- _PROBLEM TO WORK ON_
Using the material below, repeat exactly the lines from the one with "Give me the" through the one with "const fitX = [775, 3310];", ends included, without any images.

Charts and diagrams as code
──────
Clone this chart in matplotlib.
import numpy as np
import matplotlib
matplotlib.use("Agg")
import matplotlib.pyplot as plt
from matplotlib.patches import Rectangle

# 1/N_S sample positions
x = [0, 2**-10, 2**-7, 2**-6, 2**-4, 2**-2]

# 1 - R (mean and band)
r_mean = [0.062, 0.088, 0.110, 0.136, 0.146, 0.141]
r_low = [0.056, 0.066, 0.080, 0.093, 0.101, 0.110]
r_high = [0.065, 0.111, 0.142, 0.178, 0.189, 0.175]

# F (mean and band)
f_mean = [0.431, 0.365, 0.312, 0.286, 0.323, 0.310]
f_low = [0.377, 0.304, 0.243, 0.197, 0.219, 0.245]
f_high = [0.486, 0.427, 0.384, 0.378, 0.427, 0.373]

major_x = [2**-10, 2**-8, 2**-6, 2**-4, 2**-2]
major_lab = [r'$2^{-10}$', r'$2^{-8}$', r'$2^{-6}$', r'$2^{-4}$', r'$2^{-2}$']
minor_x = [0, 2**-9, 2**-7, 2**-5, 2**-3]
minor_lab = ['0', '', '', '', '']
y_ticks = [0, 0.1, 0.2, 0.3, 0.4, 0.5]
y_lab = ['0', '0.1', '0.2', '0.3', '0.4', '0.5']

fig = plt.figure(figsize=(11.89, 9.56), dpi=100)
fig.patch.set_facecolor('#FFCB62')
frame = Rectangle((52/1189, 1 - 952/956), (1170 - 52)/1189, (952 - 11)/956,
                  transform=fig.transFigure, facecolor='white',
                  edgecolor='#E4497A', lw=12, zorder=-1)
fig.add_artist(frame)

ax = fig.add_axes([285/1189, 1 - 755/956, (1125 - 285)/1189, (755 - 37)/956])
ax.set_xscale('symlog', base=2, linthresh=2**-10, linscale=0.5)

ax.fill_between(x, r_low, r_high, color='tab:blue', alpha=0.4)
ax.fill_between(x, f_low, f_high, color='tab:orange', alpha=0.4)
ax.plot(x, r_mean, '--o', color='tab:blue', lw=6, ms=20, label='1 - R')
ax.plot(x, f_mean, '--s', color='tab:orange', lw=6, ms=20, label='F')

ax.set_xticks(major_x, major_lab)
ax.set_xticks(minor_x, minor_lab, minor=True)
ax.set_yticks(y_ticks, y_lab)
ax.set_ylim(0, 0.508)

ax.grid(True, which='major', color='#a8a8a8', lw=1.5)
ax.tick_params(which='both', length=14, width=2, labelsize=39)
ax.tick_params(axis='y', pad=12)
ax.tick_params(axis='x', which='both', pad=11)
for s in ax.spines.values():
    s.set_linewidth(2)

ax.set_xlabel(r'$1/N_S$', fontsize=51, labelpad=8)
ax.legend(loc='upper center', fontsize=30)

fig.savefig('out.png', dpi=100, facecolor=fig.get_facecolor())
──────
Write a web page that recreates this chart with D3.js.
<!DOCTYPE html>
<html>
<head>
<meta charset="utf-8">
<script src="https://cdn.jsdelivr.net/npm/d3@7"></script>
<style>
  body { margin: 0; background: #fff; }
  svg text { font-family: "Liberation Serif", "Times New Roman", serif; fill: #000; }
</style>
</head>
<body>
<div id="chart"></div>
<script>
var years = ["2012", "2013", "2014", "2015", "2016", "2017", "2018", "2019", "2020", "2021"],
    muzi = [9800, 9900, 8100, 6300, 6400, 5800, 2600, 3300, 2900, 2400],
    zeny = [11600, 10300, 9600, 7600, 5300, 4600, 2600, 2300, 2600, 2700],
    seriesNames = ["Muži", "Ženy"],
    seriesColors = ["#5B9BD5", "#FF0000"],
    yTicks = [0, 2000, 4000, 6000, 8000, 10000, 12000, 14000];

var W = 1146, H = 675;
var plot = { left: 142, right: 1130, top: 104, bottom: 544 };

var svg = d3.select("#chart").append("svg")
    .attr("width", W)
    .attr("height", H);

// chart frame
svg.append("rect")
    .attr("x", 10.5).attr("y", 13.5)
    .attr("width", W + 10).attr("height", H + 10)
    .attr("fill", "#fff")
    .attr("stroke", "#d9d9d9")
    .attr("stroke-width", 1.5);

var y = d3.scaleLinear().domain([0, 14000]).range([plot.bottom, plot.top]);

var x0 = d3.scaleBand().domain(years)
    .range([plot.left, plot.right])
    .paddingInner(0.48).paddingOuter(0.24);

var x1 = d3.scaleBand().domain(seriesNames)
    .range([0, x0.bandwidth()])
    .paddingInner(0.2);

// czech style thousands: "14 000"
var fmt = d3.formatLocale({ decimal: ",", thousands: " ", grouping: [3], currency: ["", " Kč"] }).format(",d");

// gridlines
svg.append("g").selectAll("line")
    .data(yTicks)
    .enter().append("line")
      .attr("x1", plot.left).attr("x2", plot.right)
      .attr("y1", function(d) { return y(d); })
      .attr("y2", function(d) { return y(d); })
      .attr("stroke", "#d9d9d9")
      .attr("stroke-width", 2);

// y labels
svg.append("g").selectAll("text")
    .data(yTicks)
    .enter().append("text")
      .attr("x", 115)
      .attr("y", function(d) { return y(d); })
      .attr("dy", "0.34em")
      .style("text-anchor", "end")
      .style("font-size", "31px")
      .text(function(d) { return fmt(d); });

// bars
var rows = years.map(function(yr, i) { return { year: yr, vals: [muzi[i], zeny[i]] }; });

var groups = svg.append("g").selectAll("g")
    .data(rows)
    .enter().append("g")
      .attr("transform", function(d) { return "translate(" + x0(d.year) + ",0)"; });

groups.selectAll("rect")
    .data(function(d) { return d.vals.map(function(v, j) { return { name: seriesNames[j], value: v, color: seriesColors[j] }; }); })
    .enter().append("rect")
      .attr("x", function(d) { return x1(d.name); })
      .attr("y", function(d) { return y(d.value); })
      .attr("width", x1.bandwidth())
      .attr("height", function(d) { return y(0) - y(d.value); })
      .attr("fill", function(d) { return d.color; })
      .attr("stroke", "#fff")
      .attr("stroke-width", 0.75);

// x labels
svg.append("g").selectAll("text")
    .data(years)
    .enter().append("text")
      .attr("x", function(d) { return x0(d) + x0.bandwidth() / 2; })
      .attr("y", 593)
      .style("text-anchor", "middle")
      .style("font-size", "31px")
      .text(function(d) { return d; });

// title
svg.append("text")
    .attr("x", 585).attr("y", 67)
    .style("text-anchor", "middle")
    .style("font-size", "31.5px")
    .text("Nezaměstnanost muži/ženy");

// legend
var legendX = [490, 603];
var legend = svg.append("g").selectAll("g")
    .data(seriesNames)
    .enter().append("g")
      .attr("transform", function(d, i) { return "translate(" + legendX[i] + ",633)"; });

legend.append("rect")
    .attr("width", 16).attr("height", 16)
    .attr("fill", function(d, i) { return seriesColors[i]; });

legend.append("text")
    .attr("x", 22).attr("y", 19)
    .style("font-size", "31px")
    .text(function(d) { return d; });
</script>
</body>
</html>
──────
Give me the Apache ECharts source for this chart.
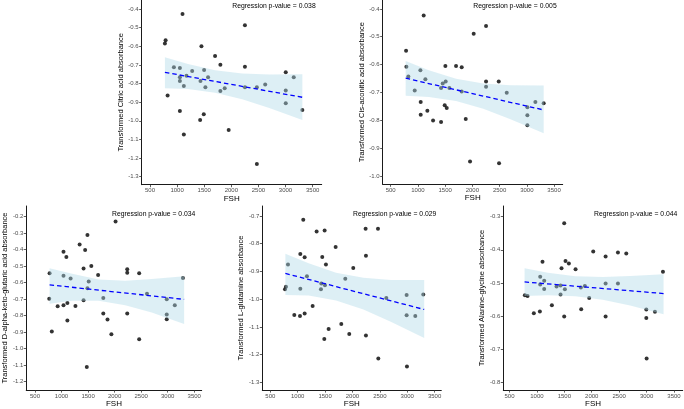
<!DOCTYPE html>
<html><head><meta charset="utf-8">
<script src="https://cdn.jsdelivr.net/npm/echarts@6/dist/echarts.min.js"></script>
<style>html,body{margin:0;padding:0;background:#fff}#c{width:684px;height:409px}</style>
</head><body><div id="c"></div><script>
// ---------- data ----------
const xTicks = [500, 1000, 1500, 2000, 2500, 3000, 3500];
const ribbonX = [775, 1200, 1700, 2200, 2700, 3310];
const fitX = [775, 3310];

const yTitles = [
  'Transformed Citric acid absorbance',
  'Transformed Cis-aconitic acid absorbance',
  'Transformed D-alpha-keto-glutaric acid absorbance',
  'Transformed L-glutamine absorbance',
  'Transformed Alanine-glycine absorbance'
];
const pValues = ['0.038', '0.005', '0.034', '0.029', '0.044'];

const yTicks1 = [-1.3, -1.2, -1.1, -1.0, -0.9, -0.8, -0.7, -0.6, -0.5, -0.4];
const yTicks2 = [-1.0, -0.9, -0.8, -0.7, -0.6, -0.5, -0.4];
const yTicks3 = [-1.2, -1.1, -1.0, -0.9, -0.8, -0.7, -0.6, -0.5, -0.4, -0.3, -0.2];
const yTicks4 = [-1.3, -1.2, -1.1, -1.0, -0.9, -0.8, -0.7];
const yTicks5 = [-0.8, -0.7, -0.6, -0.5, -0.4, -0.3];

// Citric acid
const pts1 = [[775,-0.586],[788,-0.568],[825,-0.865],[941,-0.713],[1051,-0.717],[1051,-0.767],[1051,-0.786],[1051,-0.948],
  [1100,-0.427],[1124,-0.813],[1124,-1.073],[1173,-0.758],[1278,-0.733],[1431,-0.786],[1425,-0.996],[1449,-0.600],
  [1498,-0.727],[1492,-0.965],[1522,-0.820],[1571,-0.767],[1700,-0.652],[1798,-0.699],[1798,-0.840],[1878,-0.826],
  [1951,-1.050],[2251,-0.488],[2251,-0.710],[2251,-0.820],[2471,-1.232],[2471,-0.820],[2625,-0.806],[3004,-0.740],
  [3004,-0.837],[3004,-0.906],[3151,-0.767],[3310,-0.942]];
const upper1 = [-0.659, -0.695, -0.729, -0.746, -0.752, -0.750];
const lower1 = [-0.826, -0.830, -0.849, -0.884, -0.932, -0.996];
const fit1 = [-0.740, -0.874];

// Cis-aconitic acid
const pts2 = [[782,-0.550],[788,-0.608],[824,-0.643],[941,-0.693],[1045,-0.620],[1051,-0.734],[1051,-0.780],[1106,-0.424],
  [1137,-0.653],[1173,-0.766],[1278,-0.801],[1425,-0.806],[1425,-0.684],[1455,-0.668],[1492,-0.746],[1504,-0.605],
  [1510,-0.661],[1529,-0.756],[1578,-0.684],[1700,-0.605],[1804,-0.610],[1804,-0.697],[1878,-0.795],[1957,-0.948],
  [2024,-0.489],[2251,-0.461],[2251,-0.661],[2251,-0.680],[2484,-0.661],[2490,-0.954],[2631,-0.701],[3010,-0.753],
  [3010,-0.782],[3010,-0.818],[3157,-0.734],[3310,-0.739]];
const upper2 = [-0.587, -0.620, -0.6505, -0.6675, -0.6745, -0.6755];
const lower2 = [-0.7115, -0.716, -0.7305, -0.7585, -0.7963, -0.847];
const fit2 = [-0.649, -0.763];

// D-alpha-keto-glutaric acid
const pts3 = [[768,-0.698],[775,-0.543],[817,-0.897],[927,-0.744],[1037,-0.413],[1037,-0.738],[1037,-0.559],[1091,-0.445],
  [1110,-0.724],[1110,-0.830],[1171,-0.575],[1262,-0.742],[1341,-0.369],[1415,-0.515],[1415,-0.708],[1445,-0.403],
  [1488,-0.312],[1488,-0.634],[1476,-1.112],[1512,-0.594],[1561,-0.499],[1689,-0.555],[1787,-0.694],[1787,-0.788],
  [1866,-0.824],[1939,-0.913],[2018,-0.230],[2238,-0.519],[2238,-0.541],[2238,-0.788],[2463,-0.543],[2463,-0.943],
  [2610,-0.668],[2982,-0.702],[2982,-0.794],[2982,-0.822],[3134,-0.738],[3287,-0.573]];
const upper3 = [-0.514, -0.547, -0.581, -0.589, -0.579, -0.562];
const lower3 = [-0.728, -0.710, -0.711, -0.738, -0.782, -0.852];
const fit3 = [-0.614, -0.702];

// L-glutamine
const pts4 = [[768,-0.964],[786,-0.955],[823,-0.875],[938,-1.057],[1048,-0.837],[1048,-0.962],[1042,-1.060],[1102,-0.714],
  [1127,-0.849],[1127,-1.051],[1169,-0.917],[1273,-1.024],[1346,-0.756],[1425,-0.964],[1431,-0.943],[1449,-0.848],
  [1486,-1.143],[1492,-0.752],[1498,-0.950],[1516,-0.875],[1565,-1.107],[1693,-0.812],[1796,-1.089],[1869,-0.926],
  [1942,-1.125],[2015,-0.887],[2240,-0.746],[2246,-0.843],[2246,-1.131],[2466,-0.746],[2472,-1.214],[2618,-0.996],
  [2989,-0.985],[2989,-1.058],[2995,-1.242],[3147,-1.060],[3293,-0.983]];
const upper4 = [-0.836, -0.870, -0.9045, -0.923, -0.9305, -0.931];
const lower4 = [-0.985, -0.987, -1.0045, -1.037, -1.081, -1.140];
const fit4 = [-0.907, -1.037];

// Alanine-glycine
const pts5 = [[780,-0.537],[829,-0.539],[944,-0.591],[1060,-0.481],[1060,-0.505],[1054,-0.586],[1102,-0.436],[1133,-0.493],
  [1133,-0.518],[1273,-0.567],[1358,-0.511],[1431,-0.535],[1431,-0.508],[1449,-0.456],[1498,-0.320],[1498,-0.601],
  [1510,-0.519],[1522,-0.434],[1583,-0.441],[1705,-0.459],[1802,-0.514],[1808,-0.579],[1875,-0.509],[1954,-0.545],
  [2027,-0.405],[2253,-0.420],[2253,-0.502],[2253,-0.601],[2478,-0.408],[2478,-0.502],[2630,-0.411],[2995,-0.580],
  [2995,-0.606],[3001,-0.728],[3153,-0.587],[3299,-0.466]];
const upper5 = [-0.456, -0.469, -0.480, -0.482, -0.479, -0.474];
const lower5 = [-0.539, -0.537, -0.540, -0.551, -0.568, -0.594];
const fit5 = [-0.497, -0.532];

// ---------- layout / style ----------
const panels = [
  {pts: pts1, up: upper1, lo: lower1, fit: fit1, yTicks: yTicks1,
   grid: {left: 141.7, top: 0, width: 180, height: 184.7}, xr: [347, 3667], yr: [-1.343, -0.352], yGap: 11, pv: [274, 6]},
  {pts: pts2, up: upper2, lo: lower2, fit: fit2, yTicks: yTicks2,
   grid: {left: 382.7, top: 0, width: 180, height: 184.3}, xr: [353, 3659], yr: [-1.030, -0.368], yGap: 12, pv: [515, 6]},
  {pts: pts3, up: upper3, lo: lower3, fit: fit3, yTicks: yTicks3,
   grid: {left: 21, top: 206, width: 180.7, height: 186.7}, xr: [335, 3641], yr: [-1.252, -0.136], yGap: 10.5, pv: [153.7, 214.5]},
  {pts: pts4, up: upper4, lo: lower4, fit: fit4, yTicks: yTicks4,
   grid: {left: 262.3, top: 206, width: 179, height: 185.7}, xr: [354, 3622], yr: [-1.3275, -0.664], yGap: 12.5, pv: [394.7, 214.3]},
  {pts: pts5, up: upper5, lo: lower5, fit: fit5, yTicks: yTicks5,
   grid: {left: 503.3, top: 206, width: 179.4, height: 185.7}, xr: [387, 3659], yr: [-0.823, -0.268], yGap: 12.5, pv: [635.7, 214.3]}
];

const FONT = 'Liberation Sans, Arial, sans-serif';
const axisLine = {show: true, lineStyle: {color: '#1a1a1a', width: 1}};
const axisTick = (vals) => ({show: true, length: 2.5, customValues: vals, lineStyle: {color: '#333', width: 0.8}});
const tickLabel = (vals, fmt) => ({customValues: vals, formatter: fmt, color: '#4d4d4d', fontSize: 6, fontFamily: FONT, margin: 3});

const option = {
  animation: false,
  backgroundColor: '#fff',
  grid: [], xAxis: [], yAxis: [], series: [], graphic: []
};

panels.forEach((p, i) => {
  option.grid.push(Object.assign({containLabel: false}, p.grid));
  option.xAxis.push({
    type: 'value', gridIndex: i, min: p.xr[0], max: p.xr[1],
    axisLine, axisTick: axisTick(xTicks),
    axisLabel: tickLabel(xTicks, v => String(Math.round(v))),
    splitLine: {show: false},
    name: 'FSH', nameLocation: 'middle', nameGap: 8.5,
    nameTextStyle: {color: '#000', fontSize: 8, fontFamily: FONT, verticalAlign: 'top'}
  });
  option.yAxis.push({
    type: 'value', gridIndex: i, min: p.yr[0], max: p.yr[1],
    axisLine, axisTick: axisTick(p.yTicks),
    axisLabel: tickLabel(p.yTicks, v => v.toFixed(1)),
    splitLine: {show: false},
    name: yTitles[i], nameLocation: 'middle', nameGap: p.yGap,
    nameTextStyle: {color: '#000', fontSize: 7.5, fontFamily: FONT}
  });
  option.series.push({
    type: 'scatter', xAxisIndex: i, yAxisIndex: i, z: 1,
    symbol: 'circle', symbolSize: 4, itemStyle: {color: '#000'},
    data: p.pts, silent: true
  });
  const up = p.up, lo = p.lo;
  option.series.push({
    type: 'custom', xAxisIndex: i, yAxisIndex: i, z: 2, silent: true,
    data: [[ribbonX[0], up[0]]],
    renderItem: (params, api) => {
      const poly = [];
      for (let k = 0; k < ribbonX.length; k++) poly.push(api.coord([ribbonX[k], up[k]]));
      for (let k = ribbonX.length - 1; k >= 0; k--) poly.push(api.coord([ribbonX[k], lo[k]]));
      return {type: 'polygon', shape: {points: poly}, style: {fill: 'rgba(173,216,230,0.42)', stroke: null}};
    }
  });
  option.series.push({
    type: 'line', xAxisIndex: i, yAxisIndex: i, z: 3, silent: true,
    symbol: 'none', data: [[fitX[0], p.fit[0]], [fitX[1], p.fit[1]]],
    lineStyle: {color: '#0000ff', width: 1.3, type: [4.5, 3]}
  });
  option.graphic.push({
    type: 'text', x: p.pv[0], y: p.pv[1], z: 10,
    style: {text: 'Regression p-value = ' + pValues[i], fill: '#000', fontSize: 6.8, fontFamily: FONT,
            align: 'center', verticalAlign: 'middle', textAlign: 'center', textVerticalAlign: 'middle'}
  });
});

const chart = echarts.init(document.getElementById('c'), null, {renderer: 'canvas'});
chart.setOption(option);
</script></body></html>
──────
- _COMPLETED TASK_
Give me the Apache ECharts source for this chart.
<!DOCTYPE html>
<html><head><meta charset="utf-8">
<script src="https://cdn.jsdelivr.net/npm/echarts@6/dist/echarts.min.js"></script>
<style>html,body{margin:0;padding:0;background:#fff}#c{width:684px;height:409px}</style>
</head><body><div id="c"></div><script>
// ---------- data ----------
const xTicks = [500, 1000, 1500, 2000, 2500, 3000, 3500];
const ribbonX = [775, 1200, 1700, 2200, 2700, 3310];
const fitX = [775, 3310];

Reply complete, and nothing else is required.